Plants Could Help Make Lithium-Ion Batteries Greener

With the home energy storage revolution about to begin; anything that can make lithium-ion batteries a little more environmentally friendly is a welcome development.
Scientists at Rice University and the City College of New York say the madder plant is a good source of purpurin, an organic dye that can be turned into an effective, natural cathode for lithium-ion batteries. 
The madder family incorporates around 80 species of perennial plants. The species in this case is Rubia tinctorum, the common madder, which has been used since ancient times as for dyeing applications.
Lithium-ion batteries use cathodes made of lithium cobalt oxide, which is not only very expensive; but the process of mining the cobalt metal and manufacturing the cathodes is energy intensive and has other associated environmental problems. Lithium-ion batteries have a long service life and can be recycled, but extracting the cobalt is also an energy intensive process.

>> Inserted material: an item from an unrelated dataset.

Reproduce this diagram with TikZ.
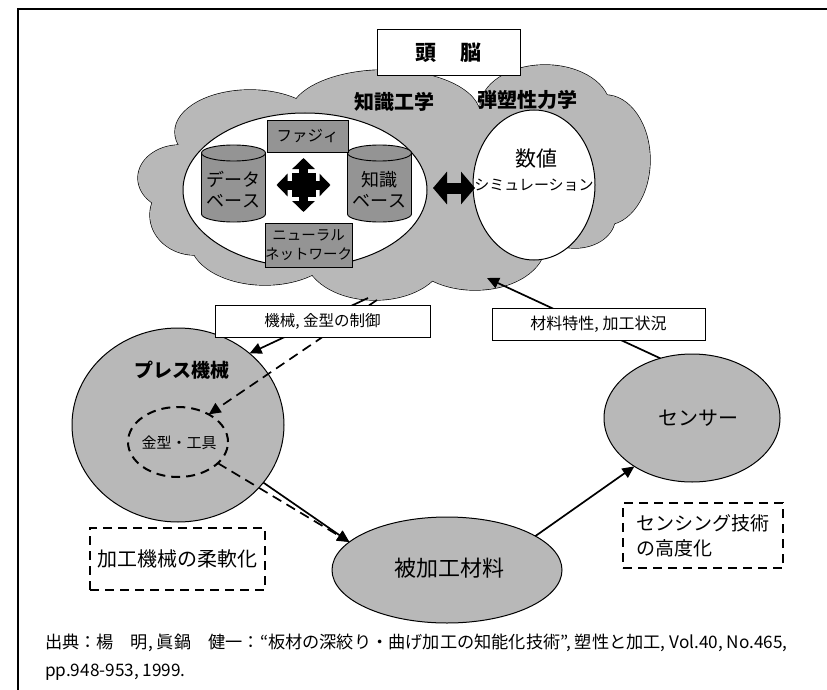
\documentclass[tikz,border=0pt]{standalone}
\usepackage{fontspec}
\setmainfont{Noto Sans CJK JP}
\usetikzlibrary{shapes.geometric,arrows.meta}
\definecolor{cloudgray}{gray}{0.72}
\definecolor{boxgray}{gray}{0.58}
\newcommand{\setfs}[2]{\fontsize{#1}{#2}\selectfont}
\begin{document}
\begin{tikzpicture}[x=1pt,y=-1pt,
  every node/.style={inner sep=0pt, outer sep=0pt},
  frameline/.style={line width=1.8pt},
  cloudline/.style={line width=1.3pt},
  blob/.style={ellipse, draw, line width=1pt, fill=cloudgray},
  graybox/.style={draw, line width=0.9pt, fill=boxgray},
  lbl/.style={draw, line width=0.9pt, fill=white},
  arr/.style={line width=1.7pt, -{Triangle[length=12pt,width=11pt]}},
  darr/.style={arr, dash pattern=on 10pt off 6pt},
  dbox/.style={draw, line width=1.6pt, dash pattern=on 9pt off 6pt},
  fat/.style={line width=9pt, -{Triangle[length=11pt,width=22pt]}},
]
\useasboundingbox (0,0) rectangle (827,690);
\draw[frameline] (18,690) -- (18,9) -- (827,9);

% cloud
\foreach \cx/\cy/\rx/\ry in {180/178/42/33, 250/132/75/42, 385/115/95/45, 545/108/65/43, 605/160/45/65, 575/218/40/30, 475/245/70/45, 375/255/70/45, 265/240/75/45, 195/215/45/40, 400/180/200/80}
  \draw[cloudline] (\cx,\cy) ellipse ({\rx} and {\ry});
\foreach \cx/\cy/\rx/\ry in {180/178/42/33, 250/132/75/42, 385/115/95/45, 545/108/65/43, 605/160/45/65, 575/218/40/30, 475/245/70/45, 375/255/70/45, 265/240/75/45, 195/215/45/40, 400/180/200/80}
  \fill[cloudgray] (\cx,\cy) ellipse ({\rx} and {\ry});

\node[lbl, line width=1pt, minimum width=143pt, minimum height=46pt, font=\bfseries\setfs{21}{25}] (brain) at (448.5,53) {頭\hspace{25pt}脳};
\node[font=\bfseries\setfs{20}{24}] (ke) at (394,102) {知識工学};
\node[font=\bfseries\setfs{20}{24}] (pm) at (527,100) {弾塑性力学};

% knowledge ellipse and simulation
\node[ellipse, draw, fill=white, line width=1pt, minimum width=244pt, minimum height=154pt] (kb) at (305,190) {};
\node[ellipse, draw, fill=white, line width=1pt, minimum width=122pt, minimum height=150pt] (sim) at (534,185) {};
\node[font=\setfs{21}{25}] (simtxt1) at (536,159) {数値};
\node[font=\setfs{15}{18}] (simtxt2) at (534,185) {シミュレーション};

% cylinders
\foreach \cx in {233.5,379.5} {
  \filldraw[fill=boxgray, line width=0.9pt] (\cx,214) ellipse (32 and 8);
  \fill[boxgray] (\cx-32,153) rectangle (\cx+32,214);
  \draw[line width=0.9pt] (\cx-32,153) -- (\cx-32,214) (\cx+32,153) -- (\cx+32,214);
  \filldraw[fill=boxgray, line width=0.9pt] (\cx,153) ellipse (32 and 8);
}
\node[align=center, font=\setfs{18}{21}] (db) at (233.5,190) {データ\\ベース};
\node[align=center, font=\setfs{18}{21}] (kbase) at (379.5,190) {知識\\ベース};
\node[graybox, minimum width=81pt, minimum height=32pt, font=\setfs{15.5}{18}] (fuzzy) at (307.5,136) {ファジィ};
\node[graybox, minimum width=87pt, minimum height=44pt, align=center, font=\setfs{14.5}{19}] (nn) at (308.5,245) {ニューラル\\ネットワーク};

% four-way arrow
\coordinate (hub) at (303.5,185);
\fill (hub) +(-12,-12) rectangle +(12,12);
\foreach \a in {0,90,180,270}
  \draw[fat] (hub) -- ++(\a:27);

% double arrow
\coordinate (dl) at (433,188);
\coordinate (dr) at (475,188);
\draw[line width=11pt, {Triangle[length=14pt,width=32pt]}-{Triangle[length=14pt,width=32pt]}] (dl) -- (dr);

% lower blobs
\node[blob, minimum width=212pt, minimum height=194pt] (press) at (178,425) {};
\node[font=\bfseries\setfs{19}{23}] (presstxt) at (182,370) {プレス機械};
\node[ellipse, dbox, line width=2pt, minimum width=100pt, minimum height=70pt] (tool) at (178,442) {};
\node[font=\setfs{15}{18}] (tooltxt) at (179,443) {金型・工具};
\node[blob, minimum width=176pt, minimum height=128pt] (sensor) at (692,418) {};
\node[font=\setfs{20}{24}] (sensortxt) at (698,418) {センサー};
\node[blob, minimum width=230pt, minimum height=106pt] (mat) at (447,570) {};
\node[font=\setfs{22}{26}] (mattxt) at (449,568) {被加工材料};

% arrows
\coordinate (cA) at (368,298);
\coordinate (cB) at (377,300);
\coordinate (cC) at (487,278);
\draw[arr] (cA) -- (press.45);
\draw[darr] (cB) -- (tool.42);
\draw[arr] (press.-34) -- (mat.164);
\draw[darr] (tool.-28) -- (mat.164);
\draw[arr] (mat.21) -- (sensor.220);
\draw[arr] (sensor.118) -- (cC);

% labels
\node[lbl, minimum width=215pt, minimum height=32pt, font=\setfs{15.5}{18}] (ctl) at (322.5,321) {機械, 金型の制御};
\node[lbl, minimum width=213pt, minimum height=32pt, font=\setfs{16}{19}] (prop) at (598.5,324) {材料特性, 加工状況};

% dashed boxes
\node[dbox, minimum width=175pt, minimum height=62pt, font=\setfs{20}{24}] (flex) at (177.5,559) {加工機械の柔軟化};
\node[dbox, minimum width=160pt, minimum height=65pt, align=left, font=\setfs{19}{25}] (sens) at (703,535.5) {センシング技術\\の高度化};

% caption
\node[anchor=base west, font=\setfs{17.2}{21}] (cap1) at (45,648) {出典：楊　明, 眞鍋　健一：“板材の深絞り・曲げ加工の知能化技術”, 塑性と加工, Vol.40, No.465,};
\node[anchor=base west, font=\setfs{17.2}{21}] (cap2) at (45,676) {pp.948-953, 1999.};
\end{tikzpicture}
\end{document}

While testing a number of organic molecules for their ability to electrochemically interact with lithium, Rice research scientist Arava Leela Mohana Reddy and his team found purpurin most responsive to binding lithium ions and he says purpurin could be extracted from agricultural waste. The cathodes can also be made at room temperature.
Reddy’s ultimate goal is create completely green batteries and he expects to have a working prototype of a complete organic battery within a few years. 
The purpurin discovery is the subject of a paper that can be viewed on Scientific Reports.
“Green batteries are the need of the hour, yet this topic hasn’t really been addressed properly,” says Reddy. “It’s a new mechanism we are proposing with this paper, and the chemistry is really simple.”
Aside from home energy storage and electric vehicle applications, a greener lithium ion battery will have a substantial positive impact on the environmental footprint of consumer electronics.
Demand for Li-ion is set to skyrocket in the years ahead – in China alone, the lithium-ion battery market is forecast to nearly double to USD$9.2 billion in 2016, as volumes grow 129 percent to 44.3 GWh.